There are many people who want to be useful, who want to live to help others, who find insuperable obstacles in the way. There are some to whom they find it quite easy to minister – those of lovely character, those who are their friends and who readily reciprocate any favors shown to them. But it will not do to confine the outgoings of their helpfulness and ministry to such small classes as these. Even sinners do good to those that do good to them and give to those of whom they hope to receive again. The Christian is to do more. He is even to do good to them that hate him. He is to minister to any who need his ministry, despite their character or their treatment of him. Even toward unworthy and disagreeable people he is to maintain that love that never faileth.

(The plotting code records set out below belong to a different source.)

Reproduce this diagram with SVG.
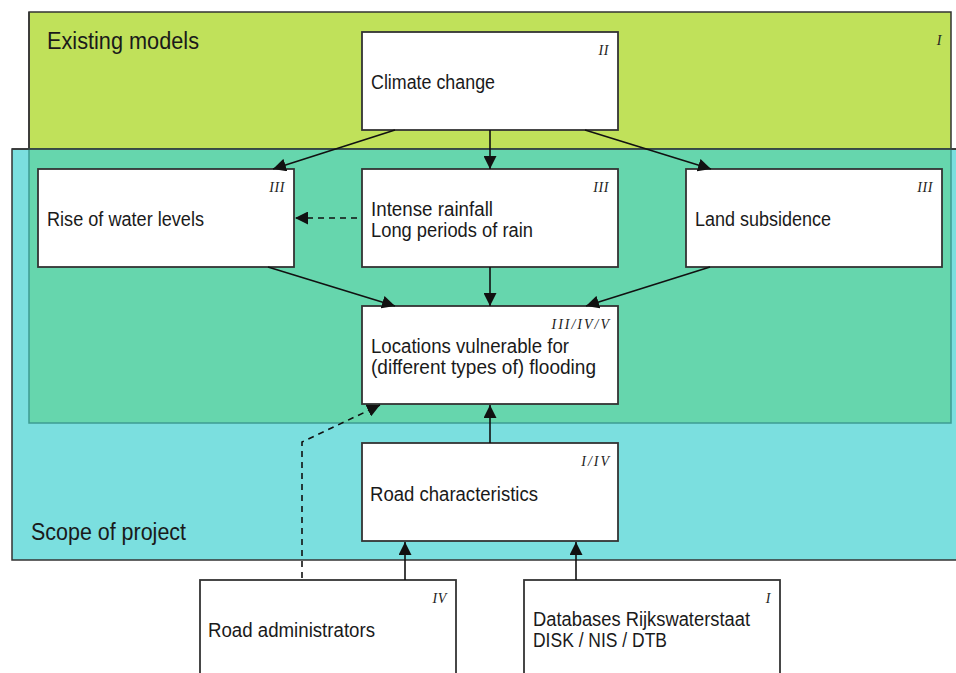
<svg xmlns="http://www.w3.org/2000/svg" width="956" height="673" viewBox="0 0 956 673">
  <defs>
    <marker id="arrow" markerUnits="userSpaceOnUse" markerWidth="14" markerHeight="13" refX="13" refY="6.5" orient="auto">
      <path d="M0,0 L13,6.5 L0,13 z" fill="#111"/>
    </marker>
    <style>
      .area-scope { fill: #7bdfdf; stroke: #333; stroke-width: 1.5; }
      .area-models { fill: #c0e15a; stroke: #333; stroke-width: 1.5; }
      .area-overlap { fill: #66d6ad; stroke: #3e9c92; stroke-width: 1.5; }
      .box { fill: #fff; stroke: #333; stroke-width: 1.8; }
      .label { font-family: "Liberation Sans", Arial, sans-serif; font-size: 20px; fill: #1a1a1a; }
      .area-label { font-family: "Liberation Sans", Arial, sans-serif; font-size: 23px; fill: #1a1a1a; }
      .tag { font-family: "Liberation Serif", "Times New Roman", serif; font-style: italic; font-size: 14px; fill: #222; text-anchor: end; letter-spacing: 0.6px; }
      .tag-wide { letter-spacing: 2px; }
      .link { fill: none; stroke: #111; stroke-width: 1.6; marker-end: url(#arrow); }
      .dashed { stroke-dasharray: 6 5; }
    </style>
  </defs>

  <!-- Background areas -->
  <g id="scope-area">
    <rect class="area-scope" x="12" y="149" width="960" height="411"/>
  </g>
  <g id="models-area">
    <rect class="area-models" x="29" y="12" width="922" height="137"/>
    <line x1="29" y1="12" x2="29" y2="149" stroke="#333" stroke-width="1.5"/>
    <rect class="area-overlap" x="29" y="149" width="922" height="274"/>
    <line x1="12" y1="149" x2="956" y2="149" stroke="#333" stroke-width="1.5"/>
    <text class="area-label" x="47" y="49" textLength="152" lengthAdjust="spacingAndGlyphs">Existing models</text>
    <text class="tag" x="942" y="45">I</text>
  </g>
  <text class="area-label" x="31" y="540" textLength="155" lengthAdjust="spacingAndGlyphs">Scope of project</text>

  <!-- Nodes -->
  <g id="climate-change">
    <rect class="box" x="362" y="32" width="256" height="98"/>
    <text class="tag" x="609" y="55">II</text>
    <text class="label" x="371" y="89" textLength="124" lengthAdjust="spacingAndGlyphs">Climate change</text>
  </g>

  <g id="rise-water-levels">
    <rect class="box" x="38" y="169" width="256" height="98"/>
    <text class="tag" x="285" y="192">III</text>
    <text class="label" x="47" y="226" textLength="157" lengthAdjust="spacingAndGlyphs">Rise of water levels</text>
  </g>

  <g id="intense-rainfall">
    <rect class="box" x="362" y="169" width="256" height="98"/>
    <text class="tag" x="609" y="192">III</text>
    <text class="label" x="371" y="216" textLength="122" lengthAdjust="spacingAndGlyphs">Intense rainfall</text>
    <text class="label" x="371" y="237" textLength="162" lengthAdjust="spacingAndGlyphs">Long periods of rain</text>
  </g>

  <g id="land-subsidence">
    <rect class="box" x="686" y="169" width="256" height="98"/>
    <text class="tag" x="933" y="192">III</text>
    <text class="label" x="695" y="226" textLength="136" lengthAdjust="spacingAndGlyphs">Land subsidence</text>
  </g>

  <g id="vulnerable-locations">
    <rect class="box" x="362" y="306" width="256" height="98"/>
    <text class="tag tag-wide" x="611" y="329">III/IV/V</text>
    <text class="label" x="371" y="353" textLength="198" lengthAdjust="spacingAndGlyphs">Locations vulnerable for</text>
    <text class="label" x="371" y="374" textLength="225" lengthAdjust="spacingAndGlyphs">(different types of) flooding</text>
  </g>

  <g id="road-characteristics">
    <rect class="box" x="362" y="443" width="256" height="98"/>
    <text class="tag tag-wide" x="611" y="466">I/IV</text>
    <text class="label" x="370" y="501" textLength="168" lengthAdjust="spacingAndGlyphs">Road characteristics</text>
  </g>

  <g id="road-administrators">
    <rect class="box" x="200" y="580" width="256" height="120"/>
    <text class="tag" x="447" y="603">IV</text>
    <text class="label" x="208" y="637" textLength="167" lengthAdjust="spacingAndGlyphs">Road administrators</text>
  </g>

  <g id="databases-rws">
    <rect class="box" x="524" y="580" width="256" height="120"/>
    <text class="tag" x="771" y="603">I</text>
    <text class="label" x="533" y="626" textLength="217" lengthAdjust="spacingAndGlyphs">Databases Rijkswaterstaat</text>
    <text class="label" x="533" y="647" textLength="134" lengthAdjust="spacingAndGlyphs">DISK / NIS / DTB</text>
  </g>

  <!-- Connectors -->
  <g id="connectors">
    <line class="link" x1="395" y1="130" x2="273" y2="169"/>
    <line class="link" x1="490" y1="130" x2="490" y2="169"/>
    <line class="link" x1="585" y1="130" x2="711" y2="169"/>
    <line class="link dashed" x1="357" y1="218" x2="295" y2="218"/>
    <line class="link" x1="268" y1="267" x2="395" y2="306"/>
    <line class="link" x1="490" y1="267" x2="490" y2="306"/>
    <line class="link" x1="710" y1="267" x2="586" y2="306"/>
    <line class="link" x1="490" y1="443" x2="490" y2="405"/>
    <path class="link dashed" d="M302,578 L302,442 L380,405"/>
    <line class="link" x1="405" y1="580" x2="405" y2="542"/>
    <line class="link" x1="576" y1="580" x2="576" y2="542"/>
  </g>
</svg>
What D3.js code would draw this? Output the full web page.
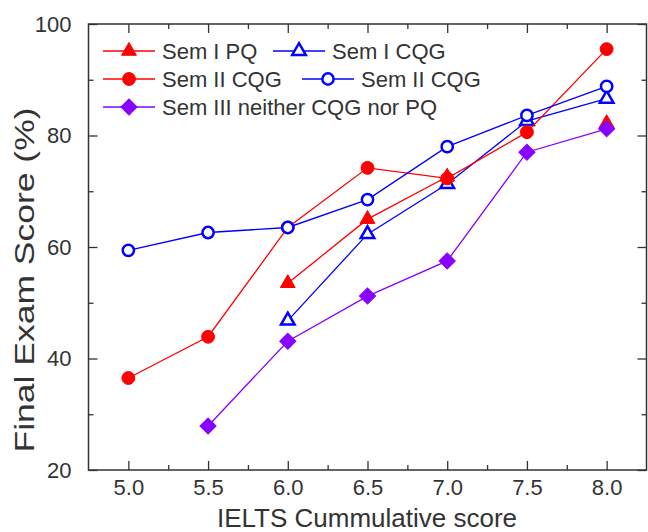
<!DOCTYPE html>
<meta charset="utf-8">
<style>
body { margin: 0; background: #fff; }
text { font-family: "Liberation Sans", Arial, sans-serif; fill: #333; }
.frame { fill: none; stroke: #333; stroke-width: 1.5px; }
.tick line { stroke: #333; stroke-width: 1.3px; }
.line { fill: none; stroke-width: 1.3px; }
</style>
<body>
<script src="https://cdnjs.cloudflare.com/ajax/libs/d3/7.8.5/d3.min.js"></script>
<script>

var ielts = [5.0, 5.5, 6.0, 6.5, 7.0, 7.5, 8.0];

// null = no point at that score
var semIPQ     = [null, null, 53.5, 65.0, 72.6, null, 82.2];
var semICQG    = [null, null, 46.8, 62.3, 71.3, 82.6, 86.6];
var semIICQGr  = [36.5, 43.9, 63.5, 74.2, 72.3, 80.6, 95.5];
var semIICQGb  = [59.4, 62.6, 63.5, 68.5, 78.0, 83.6, 88.8];
var semIII     = [null, 27.9, 43.1, 51.2, 57.5, 77.0, 81.2];

var xTicks = [5.0, 5.5, 6.0, 6.5, 7.0, 7.5, 8.0];
var yTicks = [20, 40, 60, 80, 100];

var series = [
  {name: "Sem I PQ", values: semIPQ, color: "#ff0000", symbol: "tri", filled: true},
  {name: "Sem I CQG", values: semICQG, color: "#0000ff", symbol: "tri", filled: false},
  {name: "Sem II CQG", values: semIICQGr, color: "#ff0000", symbol: "circ", filled: true},
  {name: "Sem II CQG", values: semIICQGb, color: "#0000ff", symbol: "circ", filled: false},
  {name: "Sem III neither CQG nor PQ", values: semIII, color: "#8800ff", symbol: "dia", filled: true}
];

var width = 648, height = 532;
var pLeft = 88.5, pRight = 646.5, pTop = 24, pBottom = 470;

var svg = d3.select("body").append("svg")
    .attr("width", width)
    .attr("height", height);

var x = d3.scaleLinear().domain([4.75, 8.25]).range([pLeft, pRight]);
var y = d3.scaleLinear().domain([20, 100]).range([pBottom, pTop]);

var xMinor = d3.range(5.25, 8.25, 0.5);
var yMinor = [30, 50, 70, 90];

function axisTicks(g, axis) {
  g.call(axis);
  g.select(".domain").remove();
  g.selectAll(".tick text").style("font-size", "22px");
}

// bottom axis with labels
svg.append("g")
    .attr("transform", "translate(0," + pBottom + ")")
    .call(axisTicks, d3.axisBottom(x).tickValues(xTicks).tickFormat(d3.format(".1f")).tickSizeInner(-9).tickPadding(17))
    .selectAll(".tick text").attr("dy", "0.35em");
svg.append("g")
    .attr("transform", "translate(0," + pBottom + ")")
    .call(axisTicks, d3.axisBottom(x).tickValues(xMinor).tickFormat("").tickSizeInner(-5));

// top axis
svg.append("g")
    .attr("transform", "translate(0," + pTop + ")")
    .call(axisTicks, d3.axisTop(x).tickValues(xTicks).tickFormat("").tickSizeInner(-9));
svg.append("g")
    .attr("transform", "translate(0," + pTop + ")")
    .call(axisTicks, d3.axisTop(x).tickValues(xMinor).tickFormat("").tickSizeInner(-5));

// left axis with labels
svg.append("g")
    .attr("transform", "translate(" + pLeft + ",0)")
    .call(axisTicks, d3.axisLeft(y).tickValues(yTicks).tickSizeInner(-9).tickPadding(17));
svg.append("g")
    .attr("transform", "translate(" + pLeft + ",0)")
    .call(axisTicks, d3.axisLeft(y).tickValues(yMinor).tickFormat("").tickSizeInner(-5));

// right axis
svg.append("g")
    .attr("transform", "translate(" + pRight + ",0)")
    .call(axisTicks, d3.axisRight(y).tickValues(yTicks).tickFormat("").tickSizeInner(-9));
svg.append("g")
    .attr("transform", "translate(" + pRight + ",0)")
    .call(axisTicks, d3.axisRight(y).tickValues(yMinor).tickFormat("").tickSizeInner(-5));

svg.append("rect")
    .attr("class", "frame")
    .attr("x", pLeft).attr("y", pTop)
    .attr("width", pRight - pLeft).attr("height", pBottom - pTop);

// axis titles
svg.append("text")
    .attr("x", 367)
    .attr("y", 527)
    .attr("text-anchor", "middle")
    .style("font-size", "26px")
    .text("IELTS Cummulative score");

svg.append("text")
    .attr("transform", "translate(34,280) rotate(-90)")
    .attr("text-anchor", "middle")
    .attr("textLength", 345)
    .attr("lengthAdjust", "spacingAndGlyphs")
    .style("font-size", "27px")
    .text("Final Exam Score (%)");

var triangle = d3.symbol().type(d3.symbolTriangle);
var circle = d3.symbol().type(d3.symbolCircle);
var diamond = d3.symbol().type(d3.symbolSquare);

function marker(sel, s) {
  if (s.symbol == "tri") {
    sel.attr("d", triangle.size(s.filled ? 95 : 80)());
  } else if (s.symbol == "circ") {
    sel.attr("d", circle.size(s.filled ? 130 : 100)());
  } else {
    sel.attr("d", diamond.size(130)());
  }
  sel.attr("fill", s.filled ? s.color : "#fff")
     .attr("stroke", s.color)
     .attr("stroke-width", s.filled ? 1 : 2.5);
}

var line = d3.line()
    .defined(function(d) { return d.v != null; })
    .x(function(d) { return x(d.x); })
    .y(function(d) { return y(d.v); });

series.forEach(function(s) {
  var pts = ielts.map(function(v, i) { return {x: v, v: s.values[i]}; });
  var g = svg.append("g");
  g.append("path")
      .datum(pts)
      .attr("class", "line")
      .attr("stroke", s.color)
      .attr("d", line);
  g.selectAll("path.pt")
      .data(pts.filter(function(d) { return d.v != null; }))
    .enter().append("path")
      .attr("class", "pt")
      .attr("transform", function(d) {
        return "translate(" + x(d.x) + "," + y(d.v) + ")" + (s.symbol == "dia" ? " rotate(45)" : "");
      })
      .each(function() { marker(d3.select(this), s); });
});

// legend
var legendPos = [
  {x: 103, y: 51},
  {x: 273, y: 51},
  {x: 103, y: 79},
  {x: 302, y: 79},
  {x: 103, y: 107}
];

series.forEach(function(s, i) {
  var p = legendPos[i];
  var g = svg.append("g").attr("transform", "translate(" + p.x + "," + p.y + ")");
  g.append("line")
      .attr("x1", 0).attr("x2", 52)
      .attr("stroke", s.color)
      .attr("stroke-width", 1.5);
  g.append("path")
      .attr("transform", "translate(26,0)" + (s.symbol == "dia" ? " rotate(45)" : ""))
      .call(marker, s);
  g.append("text")
      .attr("x", 59)
      .attr("dy", "0.35em")
      .style("font-size", "22px")
      .text(s.name);
});

</script>
</body>
</html>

But how can I help one whom I cannot respect? How can I be useful to one who treats me only with insults and slights?

There is a way of relating ourselves to all men about us which solves all these difficulties and makes it easy for us to do good to any one. So long as we think of ourselves and of what is due to us from others, it will be impossible for us to minister to very many people. But where true Christian love reigns in the heart the centre of life falls no longer inside the narrow circle of self.

Those who study carefully our Lord’s life will be struck with his wonderful reverence for human life. He looked upon no one with disdain or contempt. The meanest fragment of humanity that crept into his presence, trampled, torn, stained, defiled, was yet sacred in his eyes. He never despised any human being. And, further, he stood before men, not as a king, demanding attention, reverence, service, but as one who wished to serve, to help, to lift up. He said he had not come to be ministered unto, but to minister. He never thought of what was due from men to him, but always of what he could do for them, how he could serve them. How could it be otherwise, since he came to earth solely to save men and since his heart was so full of love for them? Whenever a human being stood before him, he saw one in whose heart were sorrows which needed sympathy, or one bruised by sin needing healing and restoration. Thus he was easily able to serve all. The more repulsive the life that stood before him, the more deeply, in one sense, did it appeal to his love, because it needed his help all the more on account of its repulsiveness.